Apesar de não haver espaço para alterar a receita ou o formato do prato, feito em uma cuscuzeira adaptada para cozinhar quatro porções individuais de uma vez, o chef buscou inovar nos acompanhamentos, para garantir novidades e atrair o público. Desde as combinações tradicionais, com ovo frito ou frango, carne do sol e parmesão, ou ainda versões doces, o prato caiu no gosto dos nordestinos.

“Não vendemos apenas comida. Vendemos história, memória, emoção. O cliente vem pela curiosidade e volta porque se identifica. Quem prova revive memórias afetivas. Muitos clientes dizem que ao comer o cuscuz relembram a infância, seus antepassados. Então transformar a receita em patrimônio é a garantia de que essa tradição não vai se acabar”, destaca.

Feito com arroz quebrado e leite de coco, o cuscuz de arroz de Penedo é tradição passada de geração em geração. Foto: Kelvin Gomes

 

Orgulho de ser nordestino

Em sua trajetória, Rodolfo reconhece que o respeito à ancestralidade e a garra para enfrentar os desafios foram fundamentais para chegar onde chegou. “Nordestino não desiste. Tem sangue nas veias e vontade de fazer acontecer. Fico arrepiado só de falar. A gente encara os empecilhos como degraus, como o cuscuz, que a gente começou como algo pequeno e que hoje é patrimônio do nosso estado”, ressaltou.

Para conquistar o reconhecimento, o chef contou com uma ajuda fundamental desde a época em que tinha apenas um pequeno trailer no Santo Eduardo e uma ideia na cabeça. “O Sebrae foi o pontapé inicial do projeto e com a parceria dele fomos evoluindo do trailer para um restaurante. Depois, quando resolvi voltar para Penedo, também tive muito apoio, principalmente nesta área do turismo. A parceria foi fundamental para que a gente consiga executar os processos e evoluir”, explica.

Para o Sebrae Alagoas, o cuscuz de arroz representa um elo entre passado e futuro, tradição e desenvolvimento. De acordo com Pauline Reis, gerente da unidade regional de Penedo, o trabalho de empreendedores como Rodolfo reforça a importância de valorizar o que é autêntico e genuinamente nordestino. “O cuscuz de arroz é mais do que um prato tradicional, é uma expressão viva da identidade do povo penedense e da força da cultura nordestina. Acreditamos que a inovação também nasce da tradição. Temos incentivado aqui na região empreendimentos que unem cultura, criatividade e sustentabilidade”, destaca.

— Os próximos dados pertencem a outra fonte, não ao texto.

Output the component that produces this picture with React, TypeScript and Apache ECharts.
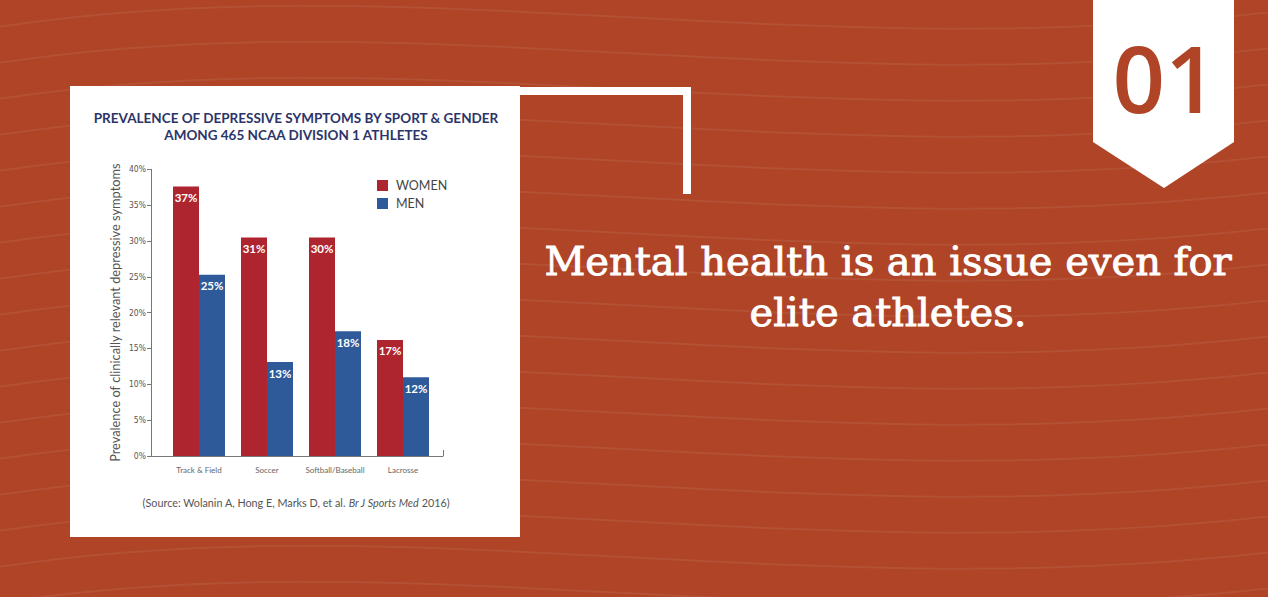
import React, { useEffect, useRef } from "react";
import * as echarts from "echarts";

const categories = ["Track & Field", "Soccer", "Softball/Baseball", "Lacrosse"];
const womenValues = [37.6, 30.5, 30.5, 16.2];
const menValues = [25.3, 13.1, 17.4, 11.0];
const womenLabels = ["37%", "31%", "30%", "17%"];
const menLabels = ["25%", "13%", "18%", "12%"];
const yTicks = { min: 0, max: 40, interval: 5 };

const chartTitle = "PREVALENCE OF DEPRESSIVE SYMPTOMS BY SPORT & GENDER\nAMONG 465 NCAA DIVISION 1 ATHLETES";
const yAxisName = "Prevalence of clinically relevant depressive symptoms";
const headline = "Mental health is an issue even for\nelite athletes.";

const BG = "#AF4426";
const RED = "#AF252F";
const BLUE = "#2F5A9A";
const NAVY = "#2C3468";

export default function App() {
  const ref = useRef<HTMLDivElement>(null);
  useEffect(() => {
    if (!ref.current) return;
    const chart = echarts.init(ref.current, undefined, { renderer: "svg" });

    const waves: any[] = [];
    for (let i = -2; i < 18; i++) {
      const y = i * 36;
      waves.push({
        type: "bezierCurve",
        silent: true,
        z: -9,
        shape: {
          x1: -20, y1: y + 30,
          x2: 1290, y2: y + 10,
          cpx1: 400, cpy1: y - 40,
          cpx2: 800, cpy2: y + 70,
        },
        style: { stroke: "rgba(255,255,255,0.07)", lineWidth: 2, fill: null },
      });
    }

    chart.setOption({
      animation: false,
      graphic: [
        { type: "rect", z: -10, silent: true, shape: { x: 0, y: 0, width: 1268, height: 597 }, style: { fill: BG } },
        ...waves,
        { type: "rect", z: -5, shape: { x: 70, y: 86, width: 450, height: 451 }, style: { fill: "#ffffff" } },
        { type: "rect", z: -5, shape: { x: 520, y: 87, width: 171, height: 8 }, style: { fill: "#ffffff" } },
        { type: "rect", z: -5, shape: { x: 683, y: 87, width: 8, height: 107 }, style: { fill: "#ffffff" } },
        {
          type: "polygon", z: -5,
          shape: { points: [[1093, 0], [1234, 0], [1234, 142], [1164, 188], [1093, 142]] },
          style: { fill: "#ffffff" },
        },
        {
          type: "text", z: -4, x: 1165, y: 123,
          style: { text: "01", fill: BG, font: "600 92px 'Open Sans', sans-serif", textAlign: "center", textVerticalAlign: "bottom" },
        },
        {
          type: "text", z: -4, x: 888, y: 286,
          style: {
            text: headline, fill: "#ffffff", font: "40px 'DejaVu Serif', serif",
            stroke: "#ffffff", lineWidth: 0.9,
            textAlign: "center", textVerticalAlign: "middle", lineHeight: 51,
          },
        },
        {
          type: "text", z: -4, x: 296, y: 126,
          style: {
            text: chartTitle, fill: NAVY, font: "bold 13.5px Lato, sans-serif",
            textAlign: "center", textVerticalAlign: "middle", lineHeight: 17,
          },
        },
        {
          type: "text", z: -4, x: 296, y: 502,
          style: {
            text: "{n|(Source: Wolanin A, Hong E, Marks D, et al. }{i|Br J Sports Med}{n| 2016)}",
            textAlign: "center", textVerticalAlign: "middle",
            rich: {
              n: { fontFamily: "Lato, sans-serif", fontSize: 10.8, fill: "#555" },
              i: { fontFamily: "Lato, sans-serif", fontSize: 10.8, fontStyle: "italic", fill: "#555" },
            },
          },
        },
      ],
      legend: {
        orient: "vertical",
        left: 377,
        top: 179,
        padding: 0,
        itemWidth: 11,
        itemHeight: 11,
        itemGap: 5,
        icon: "rect",
        textStyle: { color: "#444", fontSize: 12.5, fontFamily: "Lato, sans-serif", padding: [0, 0, 0, 3] },
        data: ["WOMEN", "MEN"],
      },
      grid: [
        { left: 151, top: 169.3, width: 292, height: 286.7 },
        { left: 165, top: 169.3, width: 272, height: 286.7 },
      ],
      xAxis: [
        {
          gridIndex: 0, type: "value", min: 0, max: 1, interval: 1,
          axisLine: { show: true, lineStyle: { color: "#777", width: 1 } },
          axisTick: { show: true, inside: true, length: 6, lineStyle: { color: "#777" } },
          axisLabel: { show: false }, splitLine: { show: false },
        },
        {
          gridIndex: 1, type: "category", data: categories,
          axisLine: { show: false }, axisTick: { show: false },
          axisLabel: { interval: 0, color: "#666", fontSize: 8, fontFamily: "Lato, sans-serif", margin: 10 },
        },
      ],
      yAxis: [
        {
          gridIndex: 0, type: "value", min: yTicks.min, max: yTicks.max, interval: yTicks.interval,
          name: yAxisName, nameLocation: "middle", nameGap: 30,
          nameTextStyle: { color: "#555", fontSize: 12.8, fontFamily: "Lato, sans-serif" },
          axisLine: { show: true, lineStyle: { color: "#777" } },
          axisTick: { show: true, length: 4, lineStyle: { color: "#777" } },
          axisLabel: { formatter: "{value}%", color: "#555", fontSize: 8.5, fontFamily: "'Liberation Sans Narrow', 'DejaVu Sans Condensed', sans-serif", margin: 5 },
          splitLine: { show: false },
        },
        {
          gridIndex: 1, type: "value", min: yTicks.min, max: yTicks.max, show: false,
          splitLine: { show: false },
        },
      ],
      series: [
        {
          name: "WOMEN", type: "bar", xAxisIndex: 1, yAxisIndex: 1,
          data: womenValues, barWidth: 26, barGap: "0%",
          itemStyle: { color: RED },
          label: {
            show: true, position: "insideTop", distance: 5,
            formatter: (p: any) => womenLabels[p.dataIndex],
            color: "#fff", fontWeight: "bold", fontSize: 11.5, fontFamily: "Lato, sans-serif",
          },
        },
        {
          name: "MEN", type: "bar", xAxisIndex: 1, yAxisIndex: 1,
          data: menValues, barWidth: 26,
          itemStyle: { color: BLUE },
          label: {
            show: true, position: "insideTop", distance: 5,
            formatter: (p: any) => menLabels[p.dataIndex],
            color: "#fff", fontWeight: "bold", fontSize: 11.5, fontFamily: "Lato, sans-serif",
          },
        },
      ],
    });
    return () => chart.dispose();
  }, []);
  return <div ref={ref} style={{ position: "absolute", left: 0, top: 0, width: 1268, height: 597 }} />;
}
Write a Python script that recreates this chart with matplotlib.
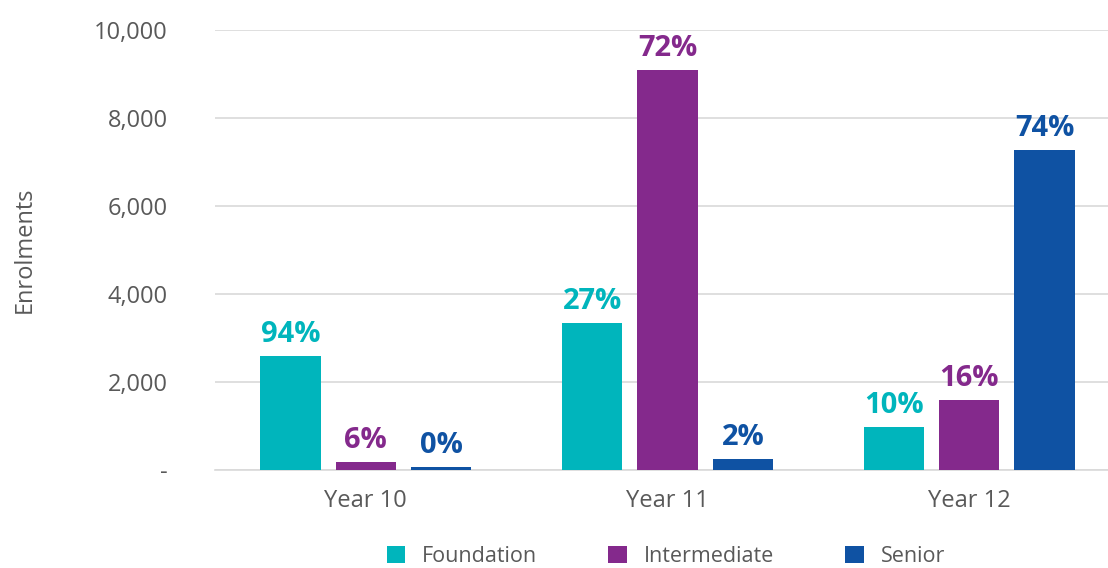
import numpy as np
import matplotlib.pyplot as plt
from matplotlib.ticker import FuncFormatter

years = ["Year 10", "Year 11", "Year 12"]
series = ["Foundation", "Intermediate", "Senior"]
foundation = [2600, 3340, 980]
intermediate = [180, 9090, 1590]
senior = [60, 250, 7270]
pct_labels = [["94%", "27%", "10%"], ["6%", "72%", "16%"], ["0%", "2%", "74%"]]
colors = ["#00B5BC", "#84298C", "#0F52A3"]


def main() -> None:
    plt.rcParams['font.family'] = ['Open Sans', 'DejaVu Sans']
    fig = plt.figure(figsize=(11.08, 5.68), dpi=100)
    ax = fig.add_axes([0.194, 0.1725, 0.806, 0.7745])

    x = np.arange(len(years))
    width = 0.2
    offsets = [-0.25, 0.0, 0.25]
    values = [foundation, intermediate, senior]

    for i, (name, vals) in enumerate(zip(series, values)):
        bars = ax.bar(x + offsets[i], vals, width, color=colors[i], label=name, zorder=3)
        for bar, txt in zip(bars, pct_labels[i]):
            ax.annotate(txt, (bar.get_x() + bar.get_width() / 2, bar.get_height()),
                        xytext=(0, 5), textcoords="offset points",
                        ha="center", va="bottom", fontsize=21, fontweight="bold",
                        color=colors[i])

    ax.set_xlim(-0.5, 2.46)
    ax.set_ylim(0, 10000)
    ax.set_yticks(np.arange(0, 10001, 2000))
    ax.yaxis.set_major_formatter(FuncFormatter(lambda v, p: "-" if v == 0 else f"{int(v):,}"))
    ax.set_xticks(x)
    ax.set_xticklabels(years)
    ax.grid(axis="y", color="#D9D9D9", linewidth=1.2, zorder=0)
    for s in ["top", "right", "left"]:
        ax.spines[s].set_visible(False)
    ax.spines["bottom"].set_color("#D9D9D9")
    ax.spines["bottom"].set_linewidth(1.2)
    ax.tick_params(axis="both", length=0, labelsize=17, colors="#595959")
    ax.tick_params(axis="y", pad=34)
    ax.tick_params(axis="x", pad=14)
    ax.set_ylabel("Enrolments", fontsize=17, color="#595959")
    ax.yaxis.set_label_coords(-0.2, 0.5)

    ax.legend(loc="center", bbox_to_anchor=(0.505, -0.197), ncol=3, frameon=False,
              fontsize=15.5, labelcolor="#595959", handlelength=0.85, handleheight=0.85,
              columnspacing=3.3, handletextpad=0.8, borderpad=0)

    fig.savefig("out.png", dpi=100)


if __name__ == '__main__':
    main()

Ela também ressalta o impacto simbólico e econômico do reconhecimento da iguaria como patrimônio cultural. “O reconhecimento do cuscuz de arroz como patrimônio imaterial foi, sem dúvida, um marco para todos nós que acreditamos no potencial do turismo, da gastronomia e da economia criativa de Penedo e do nosso estado”, afirma.